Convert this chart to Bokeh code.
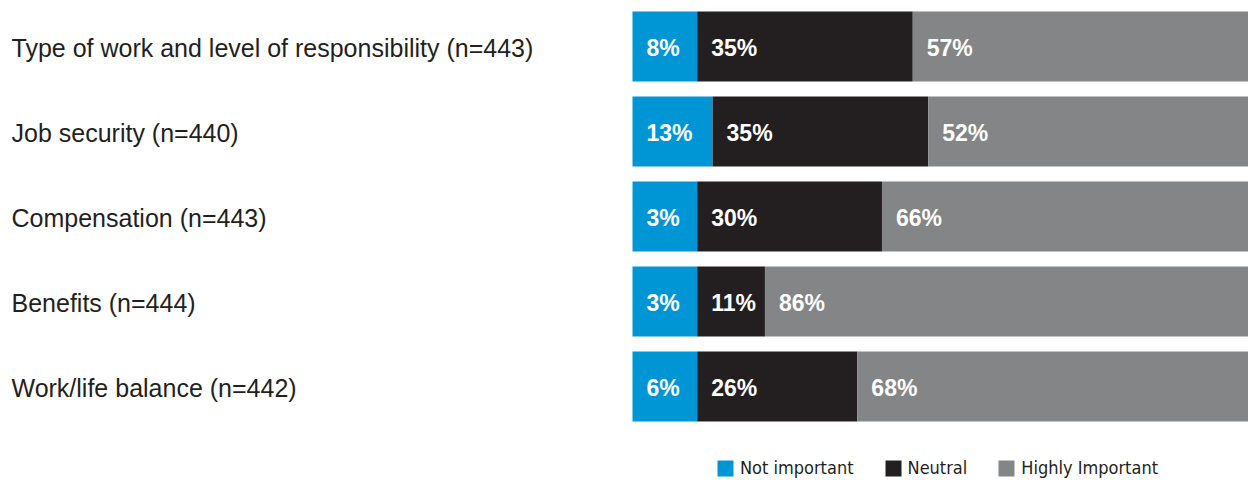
from bokeh.plotting import figure
from bokeh.models import Range1d, ColumnDataSource, Legend, LegendItem
from bokeh.core.properties import value
from bokeh.embed import file_html
from bokeh.resources import INLINE

categories = [
    "Type of work and level of responsibility (n=443)",
    "Job security (n=440)",
    "Compensation (n=443)",
    "Benefits (n=444)",
    "Work/life balance (n=442)",
]
not_important = [8, 13, 3, 3, 6]
neutral = [35, 35, 30, 11, 26]
highly_important = [57, 52, 66, 86, 68]
series_names = ["Not important", "Neutral", "Highly Important"]
colors = ["#0096D6", "#231F20", "#848587"]

W, H = 1248, 480
BAR_LEFT = 632          # pixel where 0% sits
PX_PER_UNIT = (W - BAR_LEFT) / 100.0
ROW_PITCH = 85.0
FIRST_CENTER = 46.0
MIN_SEG = 10.5          # minimum drawn width (in % units) so a label fits

rows = list(range(len(categories)))
x_start = -BAR_LEFT / PX_PER_UNIT
y_top = -FIRST_CENTER / ROW_PITCH
y_bottom = (H - FIRST_CENTER) / ROW_PITCH

p = figure(width=W, height=H, output_backend="svg", toolbar_location=None,
           x_range=Range1d(x_start, 100), y_range=Range1d(y_bottom, y_top),
           min_border=0)
p.axis.visible = False
p.grid.visible = False
p.outline_line_color = None
p.background_fill_color = "white"
p.border_fill_color = "white"

# drawn extents: first segment gets a minimum width, last segment fills to 100%
b_right = [max(v, MIN_SEG) for v in not_important]
n_right = [b + v for b, v in zip(b_right, neutral)]
extents = [
    ([0.0] * len(rows), b_right, not_important),
    (b_right, n_right, neutral),
    (n_right, [100.0] * len(rows), highly_important),
]

renderers = []
label_sources = []
for name, col, (lefts, rights, vals) in zip(series_names, colors, extents):
    src = ColumnDataSource(dict(y=rows, left=lefts, right=rights,
                                lab=[f"{v}%" for v in vals]))
    r = p.hbar(y="y", left="left", right="right", height=70 / ROW_PITCH,
               source=src, fill_color=col, line_color=None)
    renderers.append(r)
    label_sources.append(src)

for src in label_sources:
    p.text(x="left", y="y", text="lab", source=src, x_offset=14, y_offset=1,
           text_color="white", text_font=value("Liberation Sans"),
           text_font_style="bold", text_font_size="23px",
           text_baseline="middle", text_align="left")

cat_src = ColumnDataSource(dict(y=rows, x=[x_start] * len(rows), t=categories))
p.text(x="x", y="y", text="t", source=cat_src, x_offset=11, y_offset=1,
       text_color="#231F20", text_font=value("Liberation Sans"),
       text_font_size="25px", text_baseline="middle", text_align="left")

legend = Legend(items=[LegendItem(label=n, renderers=[r]) for n, r in zip(series_names, renderers)],
                location=(715, 2), orientation="horizontal",
                glyph_width=20, glyph_height=20, label_standoff=5, spacing=29,
                padding=0, margin=0, label_text_font="DejaVu Sans Condensed, Roboto",
                label_text_font_size="18px", label_text_color="#231F20",
                label_height=20, background_fill_alpha=0, border_line_alpha=0)
p.add_layout(legend, "center")

open("out.html", "w").write(file_html(p, INLINE))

◆ ◆ ◆ ◆ ◆ ◆ ◆

- **Stated problem**
Could the lines from the top of the material through the line with "y_bottom = (H - FIRST_CENTER) / ROW_PITCH" be repeated exactly, pictures left out?

- **Finished exercise**
Convert this chart to Bokeh code.
from bokeh.plotting import figure
from bokeh.models import Range1d, ColumnDataSource, Legend, LegendItem
from bokeh.core.properties import value
from bokeh.embed import file_html
from bokeh.resources import INLINE

categories = [
    "Type of work and level of responsibility (n=443)",
    "Job security (n=440)",
    "Compensation (n=443)",
    "Benefits (n=444)",
    "Work/life balance (n=442)",
]
not_important = [8, 13, 3, 3, 6]
neutral = [35, 35, 30, 11, 26]
highly_important = [57, 52, 66, 86, 68]
series_names = ["Not important", "Neutral", "Highly Important"]
colors = ["#0096D6", "#231F20", "#848587"]

W, H = 1248, 480
BAR_LEFT = 632          # pixel where 0% sits
PX_PER_UNIT = (W - BAR_LEFT) / 100.0
ROW_PITCH = 85.0
FIRST_CENTER = 46.0
MIN_SEG = 10.5          # minimum drawn width (in % units) so a label fits

rows = list(range(len(categories)))
x_start = -BAR_LEFT / PX_PER_UNIT
y_top = -FIRST_CENTER / ROW_PITCH
y_bottom = (H - FIRST_CENTER) / ROW_PITCH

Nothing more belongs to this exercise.